人の耳は、上側と下の耳たぶ側とどちらのほうが立っていると問われれば、上側と答えるでしょう。また接触や圧迫に弱く痛みを感じやすいのはどちらと問われれば上側と答えるでしょう。下側より上側のほうが接触や圧迫に弱く痛みます。

一方、このイヤーパッドは上が絞れていて下が膨らんでいます。つまり、耳の上の方は下に比べて相対的に薄く、ドライバに耳が接触してしまいやすいという形状です。

そして、ヘッドフォン本体の側圧が高ければ高いほどイヤーパッドは潰れ耳を収める空間が減ります。SUNDARA Closed-Back の側圧は非常に高いです。このイヤーパッドの上部の厚さでは私の耳を守り切れませんでした。SUNDARA Closed-Back でなければ、もう少し長時間使用できたとは思います。しかし、現在使用していないことからもわかるように、この耳上部の厚さですと元々私には足りませんでした。ヘッドフォンの側圧と耳の形状でイヤーパッドの装着感は変わりますので、あくまで「私の耳では」「SUNDARA Closed-Back の側圧では」という前提での話ですし、また多くのイヤーパッドを使用した感想としては、むしろ高評価の製品に位置します。

とはいえ、耳の上部が痛くなり十分な時間使用できませんでしたので、他のイヤーパッドを試すこととします。
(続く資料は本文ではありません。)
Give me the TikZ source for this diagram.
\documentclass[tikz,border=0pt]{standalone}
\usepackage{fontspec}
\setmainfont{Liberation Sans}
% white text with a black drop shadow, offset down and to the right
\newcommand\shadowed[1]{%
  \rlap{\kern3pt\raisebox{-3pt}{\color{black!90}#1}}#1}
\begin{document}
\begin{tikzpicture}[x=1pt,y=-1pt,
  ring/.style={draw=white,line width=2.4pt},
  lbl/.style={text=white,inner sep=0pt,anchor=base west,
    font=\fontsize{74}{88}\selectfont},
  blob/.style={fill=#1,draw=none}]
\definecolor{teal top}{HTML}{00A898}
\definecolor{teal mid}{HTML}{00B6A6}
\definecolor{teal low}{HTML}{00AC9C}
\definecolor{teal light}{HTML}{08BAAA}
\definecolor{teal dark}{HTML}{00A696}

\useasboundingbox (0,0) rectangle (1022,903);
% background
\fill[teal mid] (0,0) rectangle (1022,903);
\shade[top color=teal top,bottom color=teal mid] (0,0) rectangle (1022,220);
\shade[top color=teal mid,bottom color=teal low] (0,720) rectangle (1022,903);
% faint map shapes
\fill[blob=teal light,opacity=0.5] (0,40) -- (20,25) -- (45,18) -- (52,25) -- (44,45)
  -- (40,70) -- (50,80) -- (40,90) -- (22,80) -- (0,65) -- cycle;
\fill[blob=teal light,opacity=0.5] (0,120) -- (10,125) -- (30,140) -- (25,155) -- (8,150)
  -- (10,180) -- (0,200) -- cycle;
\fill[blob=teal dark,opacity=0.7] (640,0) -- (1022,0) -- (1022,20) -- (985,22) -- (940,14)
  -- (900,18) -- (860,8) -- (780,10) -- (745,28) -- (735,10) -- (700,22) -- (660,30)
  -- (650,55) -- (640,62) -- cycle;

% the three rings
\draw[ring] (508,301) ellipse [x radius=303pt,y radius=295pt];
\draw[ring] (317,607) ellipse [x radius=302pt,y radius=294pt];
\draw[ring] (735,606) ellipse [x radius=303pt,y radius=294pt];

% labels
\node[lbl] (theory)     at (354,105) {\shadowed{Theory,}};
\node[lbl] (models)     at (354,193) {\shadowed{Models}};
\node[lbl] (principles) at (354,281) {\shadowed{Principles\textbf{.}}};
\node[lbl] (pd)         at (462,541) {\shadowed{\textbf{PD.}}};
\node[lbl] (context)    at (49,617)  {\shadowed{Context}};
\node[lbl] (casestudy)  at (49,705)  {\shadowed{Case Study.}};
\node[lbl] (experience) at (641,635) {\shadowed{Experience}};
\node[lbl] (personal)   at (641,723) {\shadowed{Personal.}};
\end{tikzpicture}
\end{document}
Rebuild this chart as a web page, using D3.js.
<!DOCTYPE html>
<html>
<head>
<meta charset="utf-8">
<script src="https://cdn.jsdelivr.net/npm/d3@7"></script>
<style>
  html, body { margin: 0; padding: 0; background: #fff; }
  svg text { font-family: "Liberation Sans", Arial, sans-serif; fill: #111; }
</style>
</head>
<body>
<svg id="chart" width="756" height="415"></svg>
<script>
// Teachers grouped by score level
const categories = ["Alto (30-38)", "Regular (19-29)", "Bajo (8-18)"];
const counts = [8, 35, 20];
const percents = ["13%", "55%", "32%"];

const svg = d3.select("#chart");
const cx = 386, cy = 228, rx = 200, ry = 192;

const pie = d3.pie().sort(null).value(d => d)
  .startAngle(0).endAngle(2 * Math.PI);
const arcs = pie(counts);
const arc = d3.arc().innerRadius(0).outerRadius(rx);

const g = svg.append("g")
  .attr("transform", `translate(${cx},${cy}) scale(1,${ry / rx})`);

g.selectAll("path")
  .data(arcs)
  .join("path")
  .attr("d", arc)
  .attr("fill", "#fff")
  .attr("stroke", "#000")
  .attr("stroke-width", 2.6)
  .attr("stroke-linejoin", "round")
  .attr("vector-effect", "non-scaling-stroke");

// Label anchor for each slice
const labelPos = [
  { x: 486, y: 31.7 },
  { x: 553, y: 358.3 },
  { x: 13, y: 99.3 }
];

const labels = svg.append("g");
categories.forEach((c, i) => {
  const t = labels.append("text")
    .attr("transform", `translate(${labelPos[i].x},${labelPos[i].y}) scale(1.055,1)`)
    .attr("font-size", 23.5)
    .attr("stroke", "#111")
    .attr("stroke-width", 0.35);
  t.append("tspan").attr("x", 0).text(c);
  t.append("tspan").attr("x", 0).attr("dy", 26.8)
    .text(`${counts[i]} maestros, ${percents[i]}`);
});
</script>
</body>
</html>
BRAINWAVZ Angled Oval Headphone Memory Foam Earpads

Angled Oval Headphone Memory Foam Earpadswww.brainwavzaudio.com

こちらの商品は「FOCAL STELLIA に規格外のイヤーパッドを装着 - オーディオ 試行記録」でご紹介したもので、装着感に満足しています。STELLIA と SUNDARA Closed-Back  のイヤーカップ形状やサイズが全く違うところから想像つくかもしれませんが、このイヤーパッドは SUNDARA Closed-Back と全く合いません。

しかし、装着感には間違いないという確信があるのと、いま手元にあるのとで、どうしても試したく、強引に嵌めてみることにしました。途中、イヤーパッドの革が切れるかパーツが割れるかという無理な作業になりましたが、なんとか嵌めることがでました。

楕円のイヤーパッドを無理やり円にしたので、革が切れそうな膨らみが出来てます。爪が隠れてしまうので穴を開けました。ここもパンパンに張っていて、徐々に穴が広がりそうな予感がします。

無理に嵌めたのでリング状の膨らみができ、爪を出すための穴も広がりそう。

怯まずヘッドフォンに装着します。無事しっかりと嵌めることができました。装着感の良さそうな見た目です。

横方向はきついが縦方向に余裕あり。厚く装着感良さそう。

使用してみました。相変わらず側圧がきついですが、耳は全く痛くありません。良い感じです。

一時間ほどして外しました。頭の横の両サイド、位置は耳の上方でこめかみの高さあたりが痛くなりました。耳自体は痛くありません。この痛みは既に愛用している快適なヘッドフォンでも 3 ~ 4 時間続けて使用したりすると起こります。原因はイヤーパッドではなく側圧です。

イヤーパッドの問題が解決したら次の問題が見つかってしまいました。とはいえ、これでイヤーパッドは解決の目途が立ちました。一旦はこれでOKとし、もし良さそうなイヤーパッドを見つけたら買って試したいと思います。

おまけ。側圧の調整。

側圧を緩めるためヘッドバンドを手でグイグイと広げてみました。20~30分は試しましたが簡単には緩んでくれそうにありません。かといってこのままの状態では長時間使用できませんので、それなりの時間をかけバネを矯正することにしました。

段ボール紙とクラフトテープで拘束具を作りました。カットした段ボールを何枚か重ね、クラフトテープで巻いただけのものです。この手のものは段ボールみたいな柔らかい素材で作るとヘッドフォンが傷つかないので良いです。

悲惨な姿をご覧ください。

段ボールで拘束し、強制的に開いた様子。

気長にやります。きっと数日から数週で程よい側圧になるでしょう。

これをやってしまったら、もう手放すという選択肢は消えてしまいます(笑)。